There is also e.g. the paradigm of possessing the Land (or inheriting the Earth). For this to take place there must also be a strong emphasis on evangelism, apologetics, preaching, and being salt and light, as well as the Creation Mandate.

None of these things when emphasised properly, is contrary to true Christianity i.e. Calvinism, nor should lead to an imbalanced or "worldly" - in a bad sense - Christianity. :2cents:
 

Christusregnat

Puritan Board Professor
There are more paradigms for the Christian life in the Bible than the wilderness journey one, which is also at the same time very true.

Richard,

This is an excellent point! When the Scriptures speak of strangers and pilgrims, it refers to them being such in a land which they were destined to inherit. The patriarchs were "strangers and pilgrims" in the very land that God had promised that they would inherit. We are in the same position; we will inherit the earth, and the whole earth will be full of the glory of the Lord. BUT, we are strangers and pilgrims in it.

Cheers,
 

MW

Puritanboard Amanuensis
Dutch neo-Calvinism is a distinct school with different emphases to historic Calvinism. I can't dig up bibliographic references at the moment, but search for articles by William Young in WTJ and Cornelis Pronk in the Banner of Truth magazine.

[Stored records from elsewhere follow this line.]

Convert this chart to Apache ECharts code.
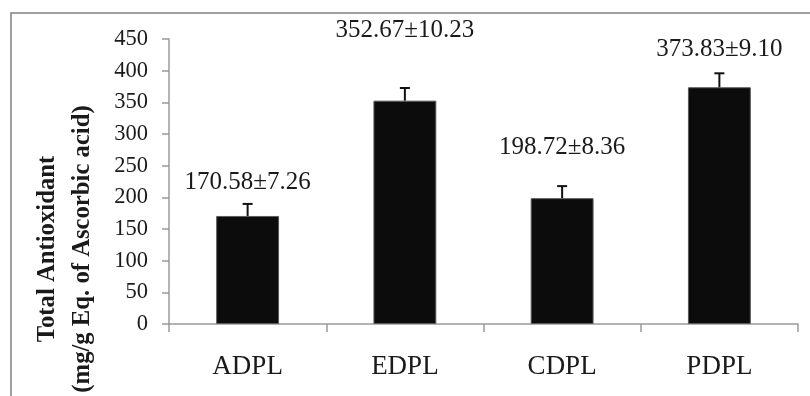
<!DOCTYPE html>
<html>
<head>
<meta charset="utf-8">
<script src="https://cdn.jsdelivr.net/npm/echarts@6/dist/echarts.min.js"></script>
<style>html,body{margin:0;padding:0;background:#fff;}#c{width:810px;height:396px;}</style>
</head>
<body>
<div id="c"></div>
<script>
// Data
var categories = ['ADPL', 'EDPL', 'CDPL', 'PDPL'];
var values = [170.58, 352.67, 198.72, 373.83];
var reportedSD = [7.26, 10.23, 8.36, 9.10];
// error bar heights as drawn in the picture (axis units)
var errorDrawn = [19, 20, 19, 22];
// vertical positions (axis units) of the value annotations, as placed in the picture
var labelY = [224, 464, 278, 433];
var yTicks = [0, 50, 100, 150, 200, 250, 300, 350, 400, 450];

var serif = '"Liberation Serif", "Times New Roman", serif';
var labelTexts = values.map(function (v, i) {
  return v.toFixed(2) + '±' + reportedSD[i].toFixed(2);
});

var chart = echarts.init(document.getElementById('c'));
chart.setOption({
  animation: false,
  backgroundColor: '#fff',
  grid: { left: 169, right: 12, top: 39, bottom: 72 },
  xAxis: {
    type: 'category',
    data: categories,
    boundaryGap: true,
    axisLine: { lineStyle: { color: '#9a9a9a', width: 1.5 } },
    axisTick: { show: true, alignWithLabel: false, interval: 0, length: 8, lineStyle: { color: '#9a9a9a', width: 1.5 } },
    axisLabel: { fontFamily: serif, fontSize: 27, color: '#1a1a1a', margin: 29 }
  },
  yAxis: {
    type: 'value',
    min: yTicks[0],
    max: yTicks[yTicks.length - 1],
    interval: 50,
    splitLine: { show: false },
    axisLine: { show: true, lineStyle: { color: '#9a9a9a', width: 1.5 } },
    axisTick: { show: true, length: 7, lineStyle: { color: '#9a9a9a', width: 1.5 } },
    axisLabel: { fontFamily: serif, fontSize: 22.5, color: '#1a1a1a', margin: 21 }
  },
  graphic: [
    {
      type: 'rect',
      shape: { x: 11, y: 13, width: 830, height: 420 },
      style: { fill: 'none', stroke: '#808080', lineWidth: 1.5 },
      silent: true
    },
    {
      type: 'text',
      x: 65,
      y: 249,
      rotation: Math.PI / 2,
      style: {
        text: 'Total Antioxidant\n(mg/g Eq. of Ascorbic acid)',
        font: 'bold 24.7px ' + serif,
        fill: '#1a1a1a',
        align: 'center',
        verticalAlign: 'middle',
        lineHeight: 35
      }
    }
  ],
  series: [
    {
      type: 'bar',
      data: values,
      barWidth: '40%',
      itemStyle: { color: '#0c0c0c', borderColor: '#5a5a5a', borderWidth: 1 },
      z: 2
    },
    {
      type: 'custom',
      z: 3,
      data: values.map(function (v, i) { return [i, v, v + errorDrawn[i]]; }),
      renderItem: function (params, api) {
        var x = api.value(0);
        var base = api.coord([x, api.value(1)]);
        var top = api.coord([x, api.value(2)]);
        var hw = 5;
        return {
          type: 'group',
          children: [
            { type: 'line', shape: { x1: base[0], y1: base[1], x2: top[0], y2: top[1] }, style: { stroke: '#111', lineWidth: 2 } },
            { type: 'line', shape: { x1: top[0] - hw, y1: top[1], x2: top[0] + hw, y2: top[1] }, style: { stroke: '#111', lineWidth: 2 } }
          ]
        };
      }
    },
    {
      type: 'custom',
      z: 4,
      clip: false,
      data: labelY.map(function (y, i) { return [i, y]; }),
      renderItem: function (params, api) {
        var p = api.coord([api.value(0), api.value(1)]);
        return {
          type: 'text',
          x: p[0],
          y: p[1],
          style: {
            text: labelTexts[params.dataIndex],
            font: '25px ' + serif,
            fill: '#1a1a1a',
            align: 'center',
            verticalAlign: 'middle'
          }
        };
      }
    }
  ]
});
</script>
</body>
</html>
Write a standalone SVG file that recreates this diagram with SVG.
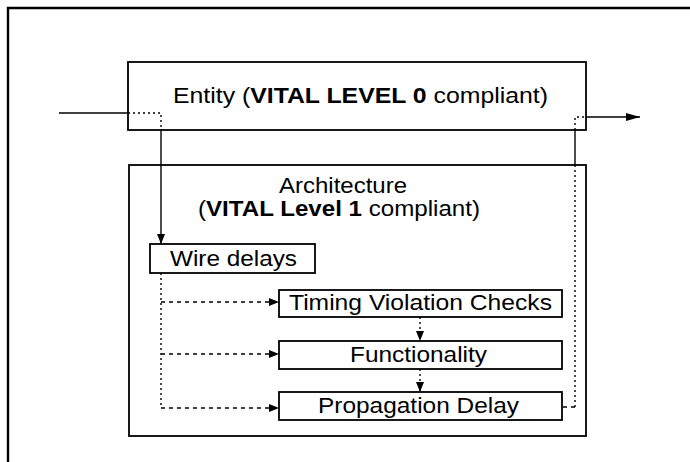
<svg xmlns="http://www.w3.org/2000/svg" width="690" height="462" viewBox="0 0 690 462">
<style>
.box{fill:#fff;stroke:#000;stroke-width:1.8}
.t{font-family:"Liberation Sans",Arial,sans-serif;font-size:22px;fill:#000}
.b{font-weight:bold}
.solid{fill:none;stroke:#000;stroke-width:1.4}
.dot{fill:none;stroke:#000;stroke-width:1.4;stroke-dasharray:2 3}
.dash{fill:none;stroke:#000;stroke-width:1.4;stroke-dasharray:4 4}
</style>
<defs>
<marker id="ah" viewBox="0 0 10 8" refX="10" refY="4" markerWidth="10" markerHeight="8" markerUnits="userSpaceOnUse" orient="auto">
<path d="M0,0 L10,4 L0,8 Z" fill="#000"/>
</marker>
<marker id="ahBig" viewBox="0 0 14 8" refX="14" refY="4" markerWidth="14" markerHeight="8" markerUnits="userSpaceOnUse" orient="auto">
<path d="M0,0 L14,4 L0,8 Z" fill="#000"/>
</marker>
</defs>
<rect width="690" height="462" fill="#fff"/>
<g id="frame">
<path d="M8,462 L8,8 L690,8" fill="none" stroke="#000" stroke-width="2.4"/>
</g>
<g id="entity">
<rect class="box" x="128" y="62" width="458" height="68"/>
<text class="t" x="173" y="103" textLength="375" lengthAdjust="spacingAndGlyphs">Entity (<tspan class="b">VITAL LEVEL 0</tspan> compliant)</text>
</g>
<g id="architecture">
<rect class="box" x="129" y="165" width="457" height="271"/>
<text class="t" x="279" y="193" textLength="128" lengthAdjust="spacingAndGlyphs">Architecture</text>
<text class="t" x="198" y="216" textLength="282" lengthAdjust="spacingAndGlyphs">(<tspan class="b">VITAL Level 1</tspan> compliant)</text>
</g>
<g id="wire-delays">
<rect class="box" x="150" y="244" width="165" height="29"/>
<text class="t" x="170" y="266" textLength="127" lengthAdjust="spacingAndGlyphs">Wire delays</text>
</g>
<g id="timing">
<rect class="box" x="279" y="290" width="283" height="27"/>
<text class="t" x="289" y="310" textLength="263" lengthAdjust="spacingAndGlyphs">Timing Violation Checks</text>
</g>
<g id="functionality">
<rect class="box" x="279" y="341" width="283" height="28"/>
<text class="t" x="350" y="362" textLength="137" lengthAdjust="spacingAndGlyphs">Functionality</text>
</g>
<g id="propagation">
<rect class="box" x="279" y="392" width="283" height="28"/>
<text class="t" x="318" y="413" textLength="201" lengthAdjust="spacingAndGlyphs">Propagation Delay</text>
</g>
<g id="connectors">
<path class="solid" d="M59,113 L128,113"/>
<path class="dot" d="M128,113 L161,113 L161,130"/>
<path class="solid" d="M161,130 L161,244" marker-end="url(#ah)"/>
<path class="dot" d="M575,130 L575,117 L586,117"/>
<path class="solid" d="M575,130 L575,165"/>
<path class="solid" d="M586,117 L640,117" marker-end="url(#ahBig)"/>
<path class="dot" d="M575,165 L575,407"/>
<path class="dash" d="M575,407 L562,407"/>
<path class="dot" d="M161,273 L161,408"/>
<path class="dash" d="M161,302 L279,302" marker-end="url(#ah)"/>
<path class="dash" d="M161,354 L279,354" marker-end="url(#ah)"/>
<path class="dash" d="M161,408 L279,408" marker-end="url(#ah)"/>
<path class="dot" d="M420,317 L420,341" marker-end="url(#ah)"/>
<path class="dot" d="M420,369 L420,392" marker-end="url(#ah)"/>
</g>
</svg>
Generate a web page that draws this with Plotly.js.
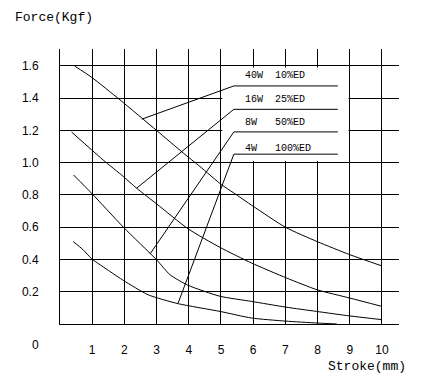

The creation, fall, redemption, consummation scheme is not the same as the traditional fourfold state of man. The traditional scheme acknowledges a nature-grace distinction, whereas neo-Calvinism denies it. As shown by William Young, neo-Calvinism makes covenant a metaphysical concept. The creation covenant transcends all reality. OTOH, traditional Calvinism teaches a post-creation covenant of works with Adam and a post-fall covenant of grace. Further, neo-Calvinism is necessarily strong on presumptive regeneration whereas historic Calvinism is distinctively experiential. Young brings out many other points of contrast which need to be considered when evaluating the "reformed" world today.